The significance of the painting, believed to be worth between £10,000 and £20,000, came to light when college principal Prof Audrey Mullender noticed it last winter, as she was overseeing the college’s move from Walton Street to Headington.
The principal undertook her own research and realised that it probably belonged to the Labour Party and had been lent to the college.
The college will now hand it over to Oxford East’s Labour MP Andrew Smith and next month it will be given a prominent position in the Labour Party’s new headquarters in London.
There are two other paintings belonging to the Labour Party at Ruskin, an adult residential college with strong links to the trade union movement, suggesting there was no room for them at the old Labour headquarters. Prof Mullender said: “We are getting ready to move the headquarters of Ruskin College to our newly refurbished site in Old Headington in September, so I was looking round our Walton Street site to see what we needed to move. I noticed this painting, which has been hanging high up on a wall in a common room for many years. I did some research and became quite excited when it appeared that it might be this lost portrait, commonly known as GBS – The Platform Spellbinder.

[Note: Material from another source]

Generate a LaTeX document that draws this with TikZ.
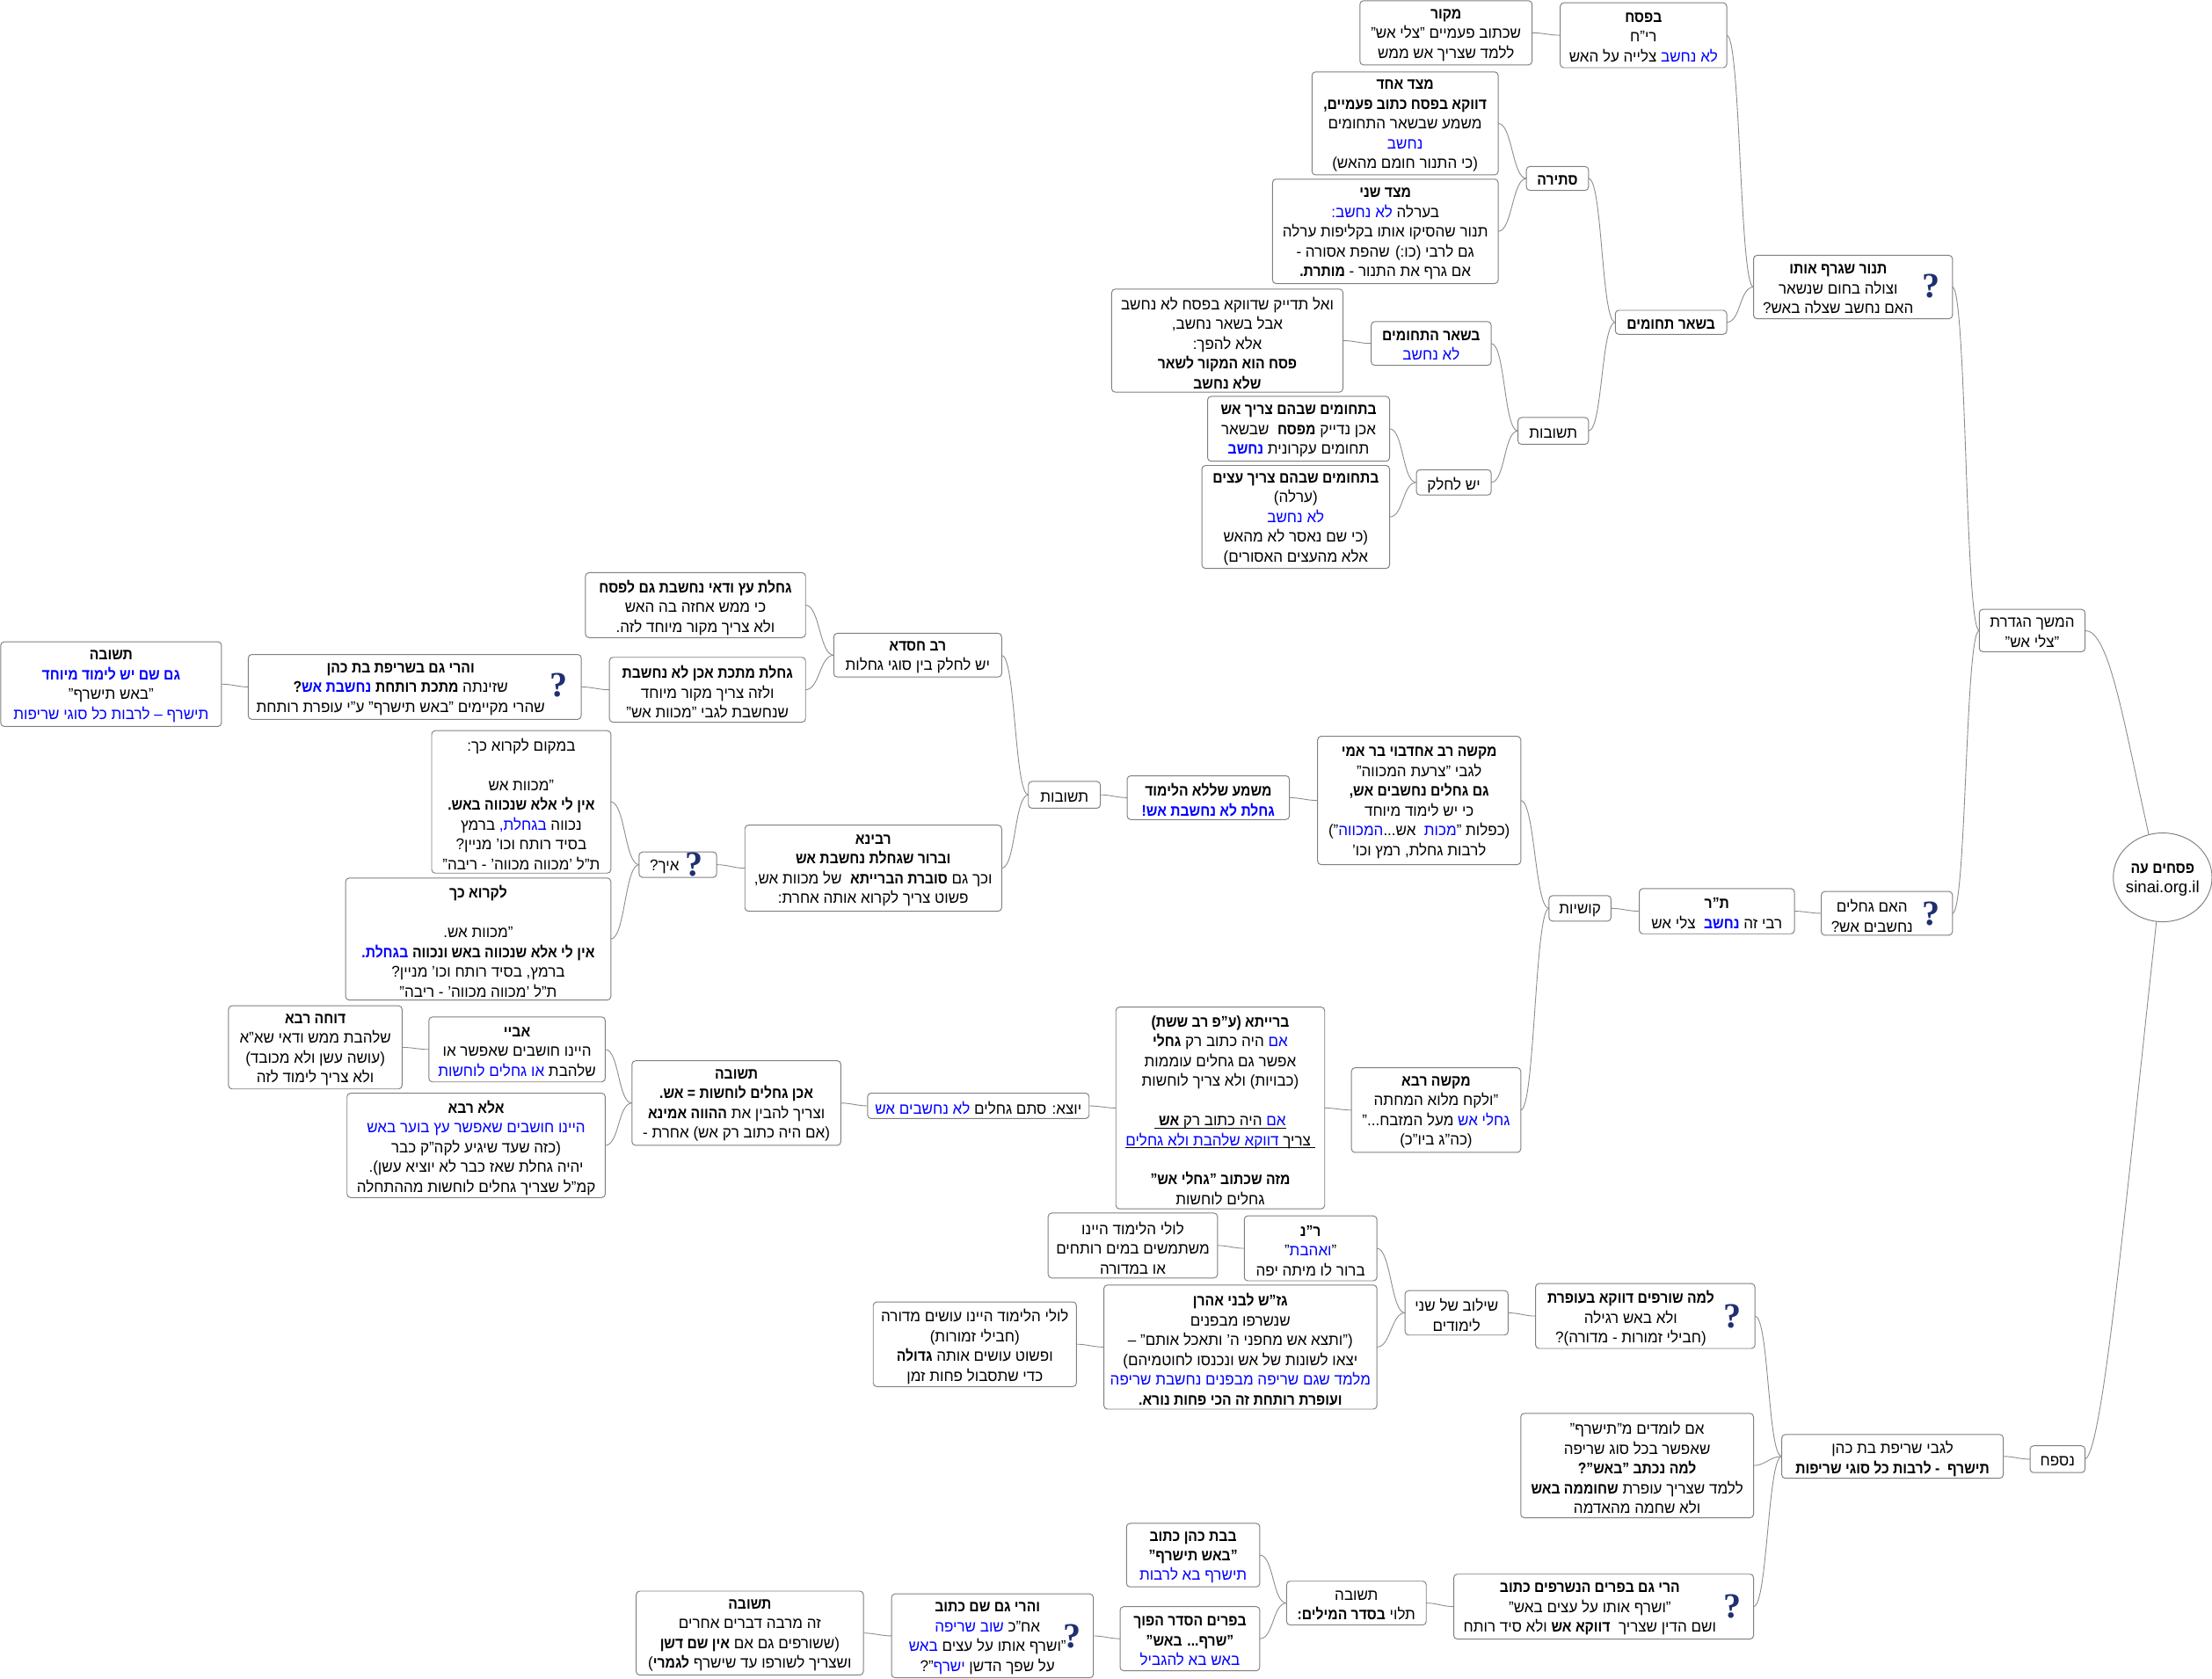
\documentclass[tikz,border=0pt]{standalone}
\usepackage{fontspec}
\usetikzlibrary{shapes.geometric}
\setmainfont[Script=Hebrew,FakeStretch=0.965,BoldFeatures={FakeStretch=0.89}]{Liberation Sans}
\newfontfamily\qfont{Liberation Serif}
\newfontfamily\latinfont{Liberation Sans}
\TeXXeTstate=1
\definecolor{edgegray}{HTML}{8C8C8C}
\definecolor{boxgray}{HTML}{808080}
\definecolor{qnavy}{HTML}{1F2F70}
\newcommand\rl[1]{\beginR #1\endR}
\newcommand\bl[1]{\textcolor{blue}{\rl{#1}}}
\newcommand\B[1]{\textbf{#1}}
\newcommand\gap{\mbox{}}
\newcommand\ulline[1]{\vtop{\hbox{#1}\kern-.6pt\hrule height .55pt}}
\tikzset{
  mapbox/.style={draw=boxgray,line width=.6pt,rounded corners=2.5pt,fill=white,inner sep=0pt,outer sep=0pt},
  maptext/.style={inner sep=0pt,outer sep=0pt,align=center,font=\fontsize{11}{14}\selectfont},
  qicon/.style={inner sep=0pt,outer sep=0pt,text=qnavy,font=\fontsize{25}{25}\qfont\bfseries},
  rootshape/.style={ellipse,draw=boxgray,line width=.6pt,fill=white,inner sep=0pt,outer sep=0pt},
  link/.style={draw=edgegray,line width=.55pt,out=0,in=180,max distance=10pt},
  rootlink/.style={draw=edgegray,line width=.55pt}
}
% name x1 y1 x2 y2 content
\newcommand\bx[6]{\node[mapbox,minimum width={(#4-#2)*1pt},minimum height={(#5-#3)*1pt}] (#1) at ({(#2+#4)/2},{(#3+#5)/2}) {};
  \node[maptext] (#1t) at ({(#2+#4)/2},{(#3+#5)/2+1.7}) {#6};}
% name x1 y1 x2 y2 textcx qx qy content
\newcommand\bxq[9]{\node[mapbox,minimum width={(#4-#2)*1pt},minimum height={(#5-#3)*1pt}] (#1) at ({(#2+#4)/2},{(#3+#5)/2}) {};
  \node[maptext] (#1t) at (#6,{(#3+#5)/2+1.7}) {#9};
  \node[qicon] (#1q) at (#7,#8) {?};}
\begin{document}
\begin{tikzpicture}[x=1pt,y=-1pt]
\useasboundingbox (0,0) rectangle (1568,1190);
\fill[white] (0,0) rectangle (1568,1190);
% root
\node[rootshape,minimum width=70pt,minimum height=63pt] (root) at (1533,622) {};
\node[maptext] (roott) at (1533,624) {\rl{\B{פסחים עה}}\\{\latinfont\fontsize{11.6}{14}\selectfont sinai.org.il}};
% level 1
\bx{hemshech}{1403}{432}{1478}{462}{\rl{המשך הגדרת}\\\rl{"צלי אש"}}
\bx{nisfach}{1439}{1025}{1478}{1044}{\rl{נספח}}
% upper branch
\bxq{hagech}{1291}{632}{1384}{663}{1327}{1369}{648}{\rl{האם גחלים}\\\rl{נחשבים אש?}}
\bxq{tanur}{1243}{181}{1384}{226}{1303}{1369}{203}{\rl{\B{תנור שגרף אותו}}\\\rl{וצולה בחום שנשאר}\\\rl{האם נחשב שצלה באש?}}
\bx{sheart}{1145}{220}{1224}{237}{\rl{\B{בשאר תחומים}}}
\bx{pesach}{1106}{2}{1224}{48}{\rl{\B{בפסח}}\\\rl{רי"ח}\\\rl{צלייה על האש}\ \bl{לא נחשב}}
\bx{mekor}{964}{0.5}{1086}{46}{\rl{\B{מקור}}\\\rl{שכתוב פעמיים "צלי אש"}\\\rl{ללמד שצריך אש ממש}}
\bx{stira}{1082}{118}{1126}{135}{\rl{\B{סתירה}}}
\bx{mitzad1}{930}{51}{1062}{124}{\rl{\B{מצד אחד}}\\\rl{\B{דווקא בפסח כתוב פעמיים,}}\\\rl{משמע שבשאר התחומים}\\\bl{נחשב}\\\rl{(כי התנור חומם מהאש)}}
\bx{mitzad2}{902}{127}{1062}{201}{\rl{\B{מצד שני}}\\\bl{לא נחשב:}\ \rl{בערלה}\\\rl{תנור שהסיקו אותו בקליפות ערלה}\\\rl{גם לרבי (כו:) שהפת אסורה -}\\\rl{אם גרף את התנור - \B{מותרת.}}}
\bx{teshuvot}{1076}{296}{1126}{315}{\rl{תשובות}}
\bx{bshear}{972}{228}{1057}{259}{\rl{\B{בשאר התחומים}}\\\bl{לא נחשב}}
\bx{altadayek}{788}{205}{952}{278}{\rl{ואל תדייק שדווקא בפסח לא נחשב}\\\rl{אבל בשאר נחשב,}\\\rl{אלא להפך:}\\\rl{\B{פסח הוא המקור לשאר}}\\\rl{\B{שלא נחשב}}}
\bx{yesh}{1004}{333}{1057}{351}{\rl{יש לחלק}}
\bx{tchesh}{856}{281}{985}{327}{\rl{\B{בתחומים שבהם צריך אש}}\\\rl{אכן נדייק \B{מפסח}\ \ שבשאר}\\\bl{\B{נחשב}}\ \rl{תחומים עקרונית}}
\bx{tchetz}{852}{330}{985}{403}{\rl{\B{בתחומים שבהם צריך עצים}}\\\rl{(ערלה)}\\\bl{לא נחשב}\\\rl{(כי שם נאסר לא מהאש}\\\rl{אלא מהעצים האסורים)}}
% middle branch
\bx{tr}{1162}{630}{1272}{662}{\rl{\B{ת"ר}}\\\rl{צלי אש}\ \ \bl{\B{נחשב}}\ \rl{רבי זה}}
\bx{kushiot}{1098}{635}{1142}{653}{\rl{קושיות}}
\bx{maksha}{934}{522}{1078}{613}{\rl{\B{מקשה רב אחדבוי בר אמי}}\\\rl{לגבי "צרעת המכווה"}\\\rl{\B{גם גחלים נחשבים אש,}}\\\rl{כי יש לימוד מיוחד}\\\rl{")}\bl{המכווה}\rl{אש...}\ \ \bl{מכות}\rl{(כפלות "}\\\rl{לרבות גחלת, רמץ וכו'}}
\bx{mashma}{799}{550}{914}{581}{\rl{\B{משמע שללא הלימוד}}\\\bl{\B{גחלת לא נחשבת אש!}}}
\bx{teshuvotb}{729}{554}{780}{573}{\rl{תשובות}}
\bx{chisda}{591}{449}{710}{480}{\rl{\B{רב חסדא}}\\\rl{יש לחלק בין סוגי גחלות}}
\bx{ravina}{528}{585}{710}{646}{\rl{\B{רבינא}}\\\rl{\B{וברור שגחלת נחשבת אש}}\\\rl{וכך גם \B{סוברת הברייתא}\ \ של מכוות אש,}\\\rl{פשוט צריך לקרוא אותה אחרת:}}
\bx{gachetz}{415}{406}{571}{452}{\rl{\B{גחלת עץ ודאי נחשבת גם לפסח}}\\\rl{כי ממש אחזה בה האש}\\\rl{ולא צריך מקור מיוחד לזה.}}
\bx{gachmat}{432}{466}{571}{512}{\rl{\B{גחלת מתכת אכן לא נחשבת}}\\\rl{ולזה צריך מקור מיוחד}\\\rl{שנחשבת לגבי "מכוות אש"}}
\bxq{vaharei}{176}{464}{412}{510}{284}{396}{486}{\rl{\B{והרי גם בשריפת בת כהן}}\\\rl{\B{?}}\bl{\B{נחשבת אש}}\ \rl{שזינתה \B{מתכת רותחת}}\\\rl{שהרי מקיימים "באש תישרף" ע"י עופרת רותחת}}
\bx{teshl}{0.5}{455}{157}{515}{\rl{\B{תשובה}}\\\bl{\B{גם שם יש לימוד מיוחד}}\\\rl{"באש תישרף"}\\\bl{תישרף – לרבות כל סוגי שריפות}}
\bxq{ech}{453}{604}{508}{622}{471}{492}{613}{\rl{איך?}}
\bx{bamakom}{306}{518}{433}{619}{\rl{במקום לקרוא כך:}\\\gap\\\rl{"מכוות אש}\\\rl{\B{אין לי אלא שנכווה באש.}}\\\rl{ברמץ}\ \bl{בגחלת,}\ \rl{נכווה}\\\rl{בסיד רותח וכו' מניין?}\\\rl{ת"ל 'מכווה מכווה' - ריבה"}}
\bx{likro}{245}{622.5}{433}{709}{\rl{\B{לקרוא כך}}\\\gap\\\rl{"מכוות אש.}\\\bl{\B{בגחלת.}}\ \rl{\B{אין לי אלא שנכווה באש ונכווה}}\\\rl{ברמץ, בסיד רותח וכו' מניין?}\\\rl{ת"ל 'מכווה מכווה' - ריבה"}}
\bx{maksharava}{958}{757}{1078}{817}{\rl{\B{מקשה רבא}}\\\rl{"ולקח מלוא המחתה}\\\rl{מעל המזבח..."}\ \bl{גחלי אש}\\\rl{(כה"ג ביו"כ)}}
\bx{braita}{791}{714}{939}{857}{\rl{\B{ברייתא (ע"פ רב ששת)}}\\\rl{היה כתוב רק \B{גחלי}}\ \bl{אם}\\\rl{אפשר גם גחלים עוממות}\\\rl{(כבויות) ולא צריך לוחשות}\\\gap\\\ulline{\ \rl{היה כתוב רק \B{אש}}\ \bl{אם}}\\\ulline{\bl{דווקא שלהבת ולא גחלים}\ \rl{צריך}\ }\\\gap\\\rl{\B{מזה שכתוב "גחלי אש"}}\\\rl{גחלים לוחשות}}
\bx{yotze}{615}{775}{772}{793}{\bl{לא נחשבים אש}\ \rl{יוצא: סתם גחלים}}
\bx{teshmid}{448}{752}{596}{812}{\rl{\B{תשובה}}\\\rl{\B{אכן גחלים לוחשות = אש.}}\\\rl{וצריך להבין את \B{ההווה אמינא}}\\\rl{(אם היה כתוב רק אש) אחרת -}}
\bx{abaye}{304}{721}{429}{767}{\rl{\B{אביי}}\\\rl{היינו חושבים שאפשר או}\\\bl{או גחלים לוחשות}\ \rl{שלהבת}}
\bx{elarava}{246}{775}{429}{849}{\rl{\B{אלא רבא}}\\\bl{היינו חושבים שאפשר עץ בוער באש}\\\rl{(כזה שעד שיגיע לקה"ק כבר}\\\rl{יהיה גחלת שאז כבר לא יוציא עשן).}\\\rl{קמ"ל שצריך גחלים לוחשות מההתחלה}}
\bx{dache}{162}{713}{285}{772}{\rl{\B{דוחה רבא}}\\\rl{שלהבת ממש ודאי שא"א}\\\rl{(עושה עשן ולא מכובד)}\\\rl{ולא צריך לימוד לזה}}
% lower branch
\bx{lgabei}{1263}{1017}{1420}{1048}{\rl{לגבי שריפת בת כהן}\\\rl{\B{תישרף\ \ - לרבות כל סוגי שריפות}}}
\bxq{lama}{1088.5}{910}{1244}{956}{1156}{1228}{933}{\rl{\B{למה שורפים דווקא בעופרת}}\\\rl{ולא באש רגילה}\\\rl{(חבילי זמורות - מדורה)?}}
\bx{imlomdim}{1078}{1002}{1243}{1076}{\rl{אם לומדים מ"תישרף"}\\\rl{שאפשר בכל סוג שריפה}\\\rl{\B{למה נכתב "באש"?}}\\\rl{ללמד שצריך עופרת \B{שחוממה באש}}\\\rl{ולא שחמה מהאדמה}}
\bxq{harei}{1030.5}{1116}{1243}{1162}{1127}{1228}{1139}{\rl{\B{הרי גם בפרים הנשרפים כתוב}}\\\rl{"ושרף אותו על עצים באש"}\\\rl{ושם הדין שצריך\ \ \B{דווקא אש} ולא סיד רותח}}
\bx{shiluv}{996}{915}{1069}{946.5}{\rl{שילוב של שני}\\\rl{לימודים}}
\bx{ran}{882}{862}{976}{908}{\rl{\B{ר"נ}}\\\rl{"}\bl{ואהבת}\rl{"}\\\rl{ברור לו מיתה יפה}}
\bx{luleia}{743}{860}{863}{906}{\rl{לולי הלימוד היינו}\\\rl{משתמשים במים רותחים}\\\rl{או במדורה}}
\bx{gzsh}{782.5}{911}{976}{999}{\rl{\B{גז"ש לבני אהרן}}\\\rl{שנשרפו מבפנים}\\\rl{("ותצא אש מחפני ה' ותאכל אותם" –}\\\rl{יצאו לשונות של אש ונכנסו לחוטמיהם)}\\\bl{מלמד שגם שריפה מבפנים נחשבת שריפה}\\\rl{\B{ועופרת רותחת זה הכי פחות נורא.}}}
\bx{luleib}{619}{923}{763}{983}{\rl{לולי הלימוד היינו עושים מדורה}\\\rl{(חבילי זמורות)}\\\rl{ופשוט עושים אותה \B{גדולה}}\\\rl{כדי שתסבול פחות זמן}}
\bx{teshb}{912}{1121}{1011}{1152}{\rl{תשובה}\\\rl{תלוי \B{בסדר המילים:}}}
\bx{bevat}{798.5}{1080}{893}{1125}{\rl{\B{בבת כהן כתוב}}\\\rl{\B{"באש תישרף"}}\\\bl{תישרף בא לרבות}}
\bx{befarim}{794}{1139}{893}{1184.5}{\rl{\B{בפרים הסדר הפוך}}\\\rl{\B{"שרף... באש"}}\\\bl{באש בא להגביל}}
\bxq{vahareib}{632}{1130}{775}{1189.5}{700}{760}{1160}{\rl{\B{והרי גם שם כתוב}}\\\bl{שוב שריפה}\ \rl{אח"כ}\\\bl{באש}\ \rl{"ושרף אותו על עצים}\\\rl{"?}\bl{ישרף}\ \rl{על שפך הדשן}}
\bx{teshlast}{451}{1128}{612}{1187.5}{\rl{\B{תשובה}}\\\rl{זה מרבה דברים אחרים}\\\rl{(ששורפים גם אם \B{אין שם דשן}}\\\rl{ושצריך לשורפו עד שישרף \B{לגמרי})}}
% connectors
\draw[rootlink] (hemshech.east) .. controls (1495,447) and (1505,510) .. (root.108);
\draw[rootlink] (nisfach.east) .. controls (1490,1030) and (1505,870) .. (root.262);
\foreach \c/\p in {tanur/hemshech,hagech/hemshech,tr/hagech,kushiot/tr,maksha/kushiot,maksharava/kushiot,mashma/maksha,teshuvotb/mashma,chisda/teshuvotb,ravina/teshuvotb,gachetz/chisda,gachmat/chisda,vaharei/gachmat,teshl/vaharei,ech/ravina,bamakom/ech,likro/ech,braita/maksharava,yotze/braita,teshmid/yotze,abaye/teshmid,elarava/teshmid,dache/abaye,sheart/tanur,pesach/tanur,mekor/pesach,stira/sheart,mitzad1/stira,mitzad2/stira,teshuvot/sheart,bshear/teshuvot,altadayek/bshear,yesh/teshuvot,tchesh/yesh,tchetz/yesh,lgabei/nisfach,lama/lgabei,imlomdim/lgabei,harei/lgabei,shiluv/lama,ran/shiluv,gzsh/shiluv,luleia/ran,luleib/gzsh,teshb/harei,bevat/teshb,befarim/teshb,vahareib/befarim,teshlast/vahareib}
  \draw[link] (\c.east) to (\p.west);
\end{tikzpicture}
\end{document}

“A timely visit from Canada by the President of the International Shaw Society confirmed that I had, indeed, found the missing work.”
When the college, then called Ruskin Hall, was founded in 1899, Shaw refused to be associated with it, because he considered it wrong to turn workmen into school men, or worse still gentlemen.
Prof Mullender said: “This perhaps makes us less sorry to see the painting go.
“Ruskin College is still here in Oxford, over a century later, and we are still changing lives.”